- Pačarađa Location within Serbia
- Coordinates: 43°13′11″N 21°05′53″E﻿ / ﻿43.21972°N 21.09806°E
- Country: Serbia
- District: Toplica District
- Municipality: Kuršumlija

Population (2002)
- • Total: 41
- Time zone: UTC+1 (CET)
- • Summer (DST): UTC+2 (CEST)

= Pačarađa =

Pačarađa (Serbian Cyrillic: Пачарађа) is a village in the municipality of Kuršumlija, Serbia. According to the 2002 census, the village has a population of 41 people.

== History ==
Toponyms such as Arbanaška and Đjake show an historic Albanian presence in the Toplica and Southern Morava regions. As in the wider Toplica region, Kuršumlija also had an Albanian majority.

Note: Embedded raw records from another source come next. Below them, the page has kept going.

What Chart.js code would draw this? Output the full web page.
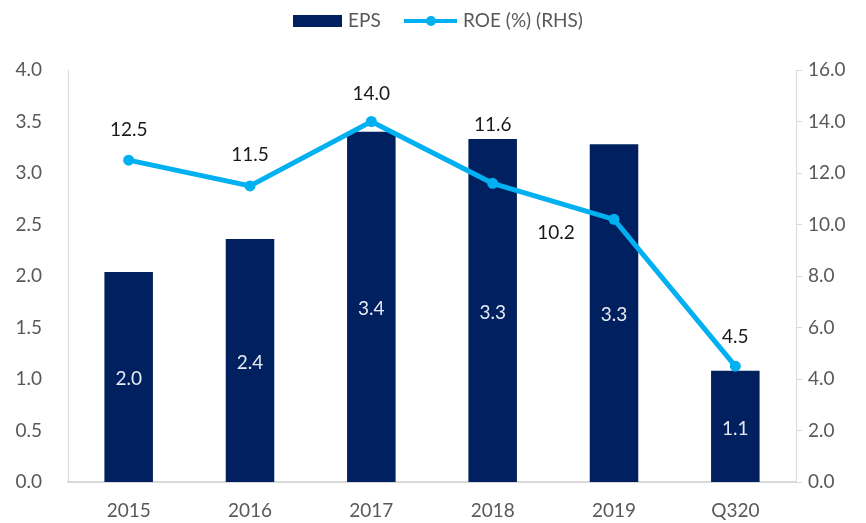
<!DOCTYPE html>
<html>
<head>
<meta charset="utf-8">
<script src="https://cdn.jsdelivr.net/npm/chart.js@4/dist/chart.umd.min.js"></script>
<style>
    html, body { margin: 0; padding: 0; background: #fff; }
    #wrap { width: 866px; height: 523px; }
</style>
</head>
<body>
<div id="wrap"><canvas id="myChart" width="866" height="523"></canvas></div>
<script>
    'use strict';

    var categories = ['2015', '2016', '2017', '2018', '2019', 'Q320'];
    var epsValues = [2.04, 2.36, 3.40, 3.33, 3.28, 1.08];
    var roeValues = [12.5, 11.5, 14.0, 11.6, 10.2, 4.5];
    var epsTicks = [0, 0.5, 1, 1.5, 2, 2.5, 3, 3.5, 4];
    var roeTicks = [0, 2, 4, 6, 8, 10, 12, 14, 16];

    var NAVY = '#002060';
    var BLUE = '#00B0F0';
    var FONT = 'Lato, "Open Sans", sans-serif';
    var FS = 19;

    // label offsets for the ROE line labels (dx, dy from the point)
    var roeLabelOffsets = [[0, -30], [0, -31], [0, -28], [0, -58], [-58, 14], [0, -29]];

    var valueLabels = {
        id: 'valueLabels',
        afterDatasetsDraw: function (chart) {
            var ctx = chart.ctx;
            ctx.save();
            ctx.font = FS + 'px ' + FONT;
            ctx.textAlign = 'center';
            ctx.textBaseline = 'middle';

            var bars = chart.getDatasetMeta(1).data;
            var yL = chart.scales.y;
            bars.forEach(function (bar, i) {
                var mid = (bar.y + yL.getPixelForValue(0)) / 2;
                ctx.fillStyle = '#e6eaf2';
                ctx.fillText(epsValues[i].toFixed(1), bar.x, mid + 2);
            });

            var pts = chart.getDatasetMeta(0).data;
            pts.forEach(function (p, i) {
                ctx.fillStyle = '#1a1a1a';
                ctx.fillText(roeValues[i].toFixed(1), p.x + roeLabelOffsets[i][0], p.y + roeLabelOffsets[i][1]);
            });
            ctx.restore();
        }
    };

    var customLegend = {
        id: 'customLegend',
        afterDraw: function (chart) {
            var ctx = chart.ctx;
            ctx.save();
            ctx.font = FS + 'px ' + FONT;
            ctx.textBaseline = 'middle';
            ctx.textAlign = 'left';
            var y = 21;
            var x = 293;

            ctx.fillStyle = NAVY;
            ctx.fillRect(x, y - 6, 49, 12);
            ctx.fillStyle = '#595959';
            ctx.fillText('EPS', x + 55, y);

            x = 404;
            ctx.strokeStyle = BLUE;
            ctx.lineWidth = 4;
            ctx.beginPath();
            ctx.moveTo(x, y);
            ctx.lineTo(x + 53, y);
            ctx.stroke();
            ctx.fillStyle = BLUE;
            ctx.beginPath();
            ctx.arc(x + 27, y, 5, 0, Math.PI * 2);
            ctx.fill();
            ctx.fillStyle = '#595959';
            ctx.fillText('ROE (%) (RHS)', x + 59, y);
            ctx.restore();
        }
    };

    new Chart(document.getElementById('myChart'), {
        type: 'bar',
        data: {
            labels: categories,
            datasets: [
                {
                    type: 'line',
                    label: 'ROE (%) (RHS)',
                    data: roeValues,
                    yAxisID: 'y1',
                    borderColor: BLUE,
                    backgroundColor: BLUE,
                    borderWidth: 5,
                    pointRadius: 5.5,
                    pointHoverRadius: 5.5,
                    pointBackgroundColor: BLUE,
                    pointBorderWidth: 0,
                    tension: 0,
                    order: 0
                },
                {
                    label: 'EPS',
                    data: epsValues,
                    yAxisID: 'y',
                    backgroundColor: NAVY,
                    categoryPercentage: 1,
                    barPercentage: 0.4,
                    order: 1
                }
            ]
        },
        options: {
            responsive: false,
            animation: false,
            layout: { padding: { top: 70, left: 0, right: 0, bottom: 0 } },
            plugins: {
                legend: { display: false },
                tooltip: { enabled: false }
            },
            scales: {
                x: {
                    grid: { display: false, drawTicks: false },
                    border: { display: true, color: '#d9d9d9', width: 2 },
                    ticks: { color: '#595959', font: { family: FONT, size: FS }, padding: 17 },
                    afterFit: function (scale) { scale.height = 41; }
                },
                y: {
                    position: 'left',
                    min: 0,
                    max: 4,
                    afterBuildTicks: function (scale) {
                        scale.ticks = epsTicks.map(function (v) { return { value: v }; });
                    },
                    grid: { display: false, drawTicks: false },
                    border: { display: true, color: '#d9d9d9', width: 1 },
                    ticks: {
                        color: '#595959',
                        font: { family: FONT, size: FS },
                        padding: 26,
                        callback: function (v) { return Number(v).toFixed(1); }
                    },
                    afterFit: function (scale) { scale.width = 68; }
                },
                y1: {
                    position: 'right',
                    min: 0,
                    max: 16,
                    afterBuildTicks: function (scale) {
                        scale.ticks = roeTicks.map(function (v) { return { value: v }; });
                    },
                    grid: { display: true, drawOnChartArea: false, drawTicks: true, tickLength: 6, color: '#d9d9d9' },
                    border: { display: true, color: '#d9d9d9', width: 1 },
                    ticks: {
                        color: '#595959',
                        font: { family: FONT, size: FS },
                        padding: 6,
                        callback: function (v) { return Number(v).toFixed(1); }
                    },
                    afterFit: function (scale) { scale.width = 70; }
                }
            }
        },
        plugins: [valueLabels, customLegend]
    });
</script>
</body>
</html>
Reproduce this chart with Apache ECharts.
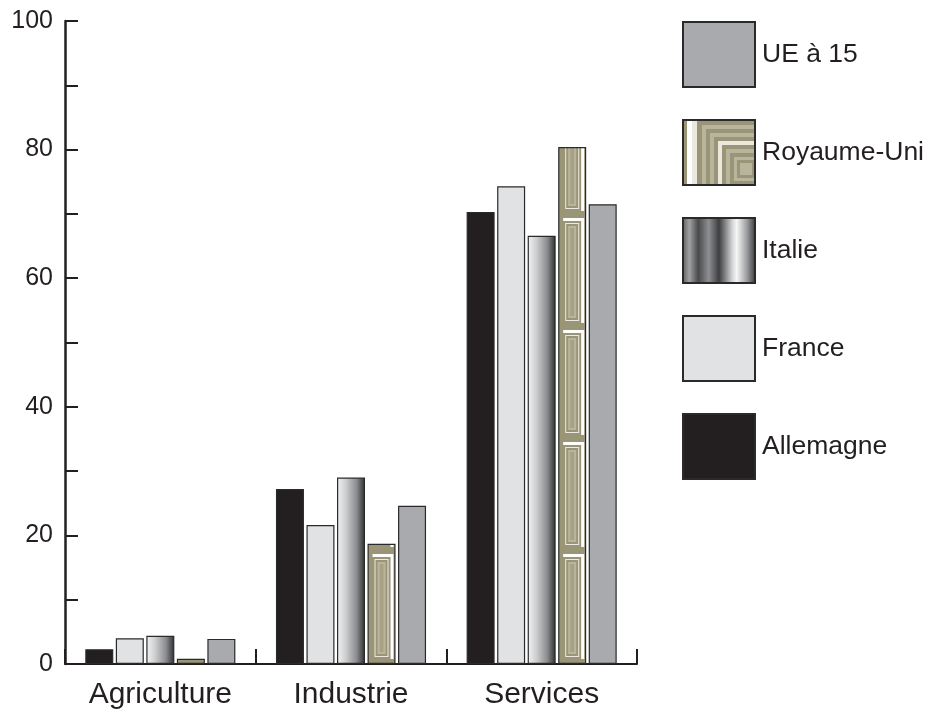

The village Pačarađa known as Paqarada in Albanian, was fully ethnically Albanian and the village spoke the Gheg dialect of Albanian. In 1877-78, after the Serbo-Ottoman Wars, these Albanians were expelled by Serbian forces in a way that today would be characterized as ethnic cleansing. According to the travels of M. Rakić, there were 127 villages in the Kuršumlija district, Pačarađa being one of these villages, with Kuršumlija being the only town. After the Serbo-Ottoman War in 1878, the town remained completely vacant, including the village of Pačarađa. The Albanian migrants from this region became known as Muhaxhirs and they mostly migrated to what is today modern Kosovo, which was back then the Vilayet of Kosovo of the Ottoman Empire.